There is something symbolic about Alibaba introducing its AI accelerator at this moment. It is a response expressed not in words, but in transistors.
The logic behind the 2022–2025 sanctions was straightforward: cut China off from the most advanced hardware, and you cut it off from meaningful competition in AI. This logic has not necessarily failed because the sanctions did not work, but because they worked too well in the short term and too poorly in the long term.
By restricting access to NVIDIA, the United States effectively turned technological sovereignty from an abstract goal into an existential requirement for Chinese firms. When the choice is between “buy American” and “build your own,” large companies with access to state-backed financing and clear strategic direction tend to choose the latter.

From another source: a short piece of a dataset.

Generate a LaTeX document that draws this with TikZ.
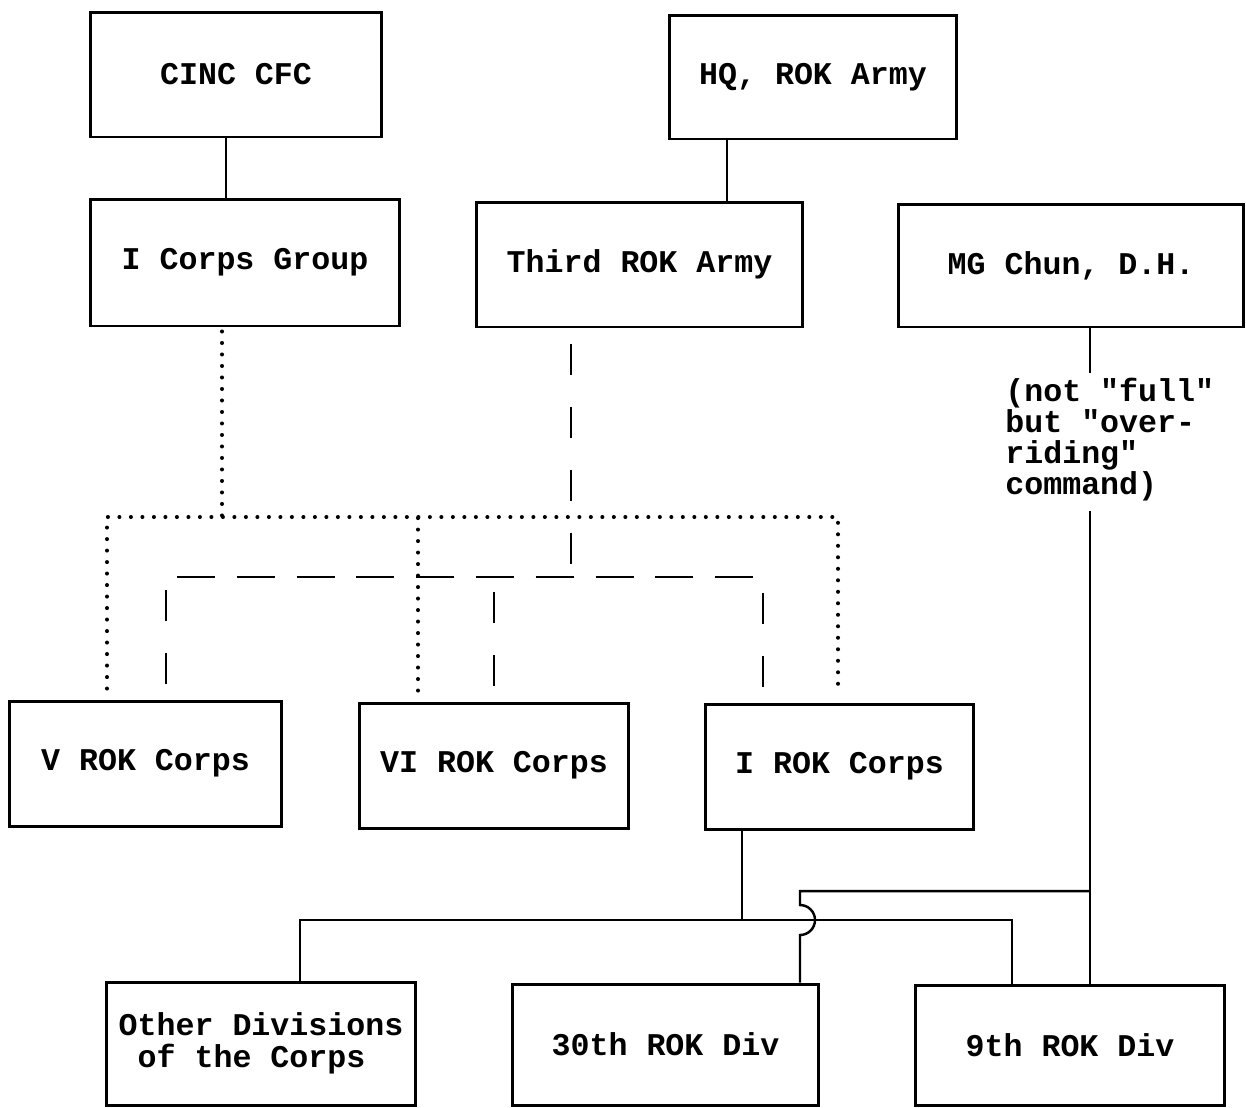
\documentclass[tikz,border=0pt]{standalone}
\usepackage{fontspec}
\usepackage{tikz}
\usetikzlibrary{calc}
\newfontfamily\monofam{Liberation Mono}
\newcommand\chartfont{\monofam\bfseries\fontsize{18pt}{18pt}\selectfont}

\begin{document}
\begin{tikzpicture}[
  x=0.02cm, y=0.02cm,
  box/.style={rectangle, draw=black, line width=1.7pt, inner sep=0pt,
              minimum height=2.5cm, align=center, font=\chartfont},
  note/.style={inner sep=0pt, align=left, font={\monofam\bfseries\fontsize{18pt}{17.6pt}\selectfont}},
  link/.style={line width=1.4pt},
  dotline/.style={line width=2.3pt, line cap=round, dash pattern=on 0pt off 0.23cm},
  dashv/.style={line width=1.4pt, dash pattern=on 0.62cm off 0.634cm},
  dashh/.style={line width=1.4pt, dash pattern=on 0.76cm off 0.436cm}
]
\useasboundingbox (0,0) rectangle (1246,-1107);

\node[box, minimum width=5.84cm] (cinc) at (236,-74.5) {CINC CFC};
\node[box, minimum width=5.76cm, minimum height=2.48cm] (hq) at (813,-77) {HQ, ROK Army};
\node[box, minimum width=6.2cm, minimum height=2.54cm] (icg) at (245,-262.5) {I Corps Group};
\node[box, minimum width=6.54cm] (third) at (639.5,-264.5) {Third ROK Army};
\node[box, minimum width=6.92cm, minimum height=2.46cm] (mg) at (1071,-265.5) {MG Chun, D.H.};
\node[box, minimum width=5.46cm] (vcorps) at (145.5,-763.5) {V ROK Corps};
\node[box, minimum width=5.4cm] (vicorps) at (494,-765.5) {VI ROK Corps};
\node[box, minimum width=5.38cm] (icorps) at (839.5,-766.5) {I ROK Corps};
\node[box, minimum width=6.2cm, minimum height=2.46cm, align=left] (otherdiv) at (261,-1043.5) {Other Divisions\\~of the Corps};
\node[box, minimum width=6.14cm, minimum height=2.42cm] (div30) at (665.5,-1044.5) {30th ROK Div};
\node[box, minimum width=6.2cm, minimum height=2.4cm] (div9) at (1070,-1045) {9th ROK Div};
\node[note, anchor=north west] (note) at (1005,-378) {(not "full"\\but "over-\\riding"\\command)};

\coordinate (cincdrop) at ($(cinc.south)+(-10,0)$);
\coordinate (hqdrop) at ($(hq.south)+(-86,0)$);
\coordinate (icgdot) at ($(icg.south)+(-23,-4)$);
\coordinate (vdot) at ($(vcorps.north)+(-38.5,11)$);
\coordinate (vidot) at ($(vicorps.north)+(-76,11)$);
\coordinate (idot) at ($(icorps.north)+(-1.5,12)$);
\coordinate (dotbus) at (0,-517);
\coordinate (thirddash) at ($(third.south)+(-68.5,-16)$);
\coordinate (vdash) at ($(vcorps.north)+(20.5,16)$);
\coordinate (vidash) at ($(vicorps.north)+(0,16)$);
\coordinate (idash) at ($(icorps.north)+(-76.5,16)$);
\coordinate (dashbus) at (0,-577);
\coordinate (dashL) at (177,-577);
\coordinate (dashR) at (753,-577);
\coordinate (icdrop) at ($(icorps.south)+(-97.5,0)$);
\coordinate (otherdrop) at ($(otherdiv.north)+(39,0)$);
\coordinate (div9drop) at ($(div9.north)+(-58,0)$);
\coordinate (div30drop) at ($(div30.north)+(134.5,0)$);
\coordinate (mgdrop) at ($(mg.south)+(19,0)$);
\coordinate (divbus) at (0,-920);
\coordinate (mgbus) at (0,-891);

\draw[link] (cincdrop) -- (cincdrop |- icg.north);
\draw[link] (hqdrop) -- (hqdrop |- third.north);

\draw[dotline] (vdot) -- (vdot |- dotbus) -- (idot |- dotbus) -- (idot);
\draw[dotline] (icgdot) -- (icgdot |- dotbus);
\draw[dotline] (vidot) -- (vidot |- dotbus);

\draw[dashv] (thirddash) -- (thirddash |- dashbus);
\draw[dashh] (dashL) -- (dashR);
\draw[dashv] (vdash) -- (vdash |- dashbus);
\draw[dashv] (vidash) -- (vidash |- dashbus);
\draw[dashv] (idash) -- (idash |- dashbus);

\draw[link, shorten >=0.1cm] (mgdrop) -- (mgdrop |- note.north);
\draw[link, shorten <=0.2cm] (mgdrop |- note.south) -- (mgdrop |- div9.north);
\draw[link] (icdrop) -- (icdrop |- divbus);
\draw[link] (otherdrop) -- (otherdrop |- divbus) -- (div9drop |- divbus) -- (div9drop);
\draw[link] (mgdrop |- mgbus) -- (div30drop |- mgbus) -- ($(div30drop |- divbus)+(0,15)$)
  arc[start angle=90, end angle=-90, radius=0.3cm] -- (div30drop);

\end{tikzpicture}
\end{document}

Zhenwu M890 is not yet a victory. It is an early step in a very long marathon. But it signals that the race has genuinely begun, and the gap between participants is narrowing.
For the rest of the world observing this competition from the sidelines, a rare opportunity emerges. Competition between American and Chinese technology ecosystems could mean greater choice, lower prices, and potentially faster progress. In some cases, the most beneficial outcome for users is the erosion of a monopoly.
The question is not whether Zhenwu M890 will “win.” The question is whether Alibaba can build a fully functional alternative ecosystem over the next five to ten years. Based on current investment levels, strategic direction, and development speed, the answer may be more positive than Washington would prefer.
The “iron curtain of microchips” has proven more permeable than its architects anticipated. And this may be one of the most important lessons in today’s technology geopolitics.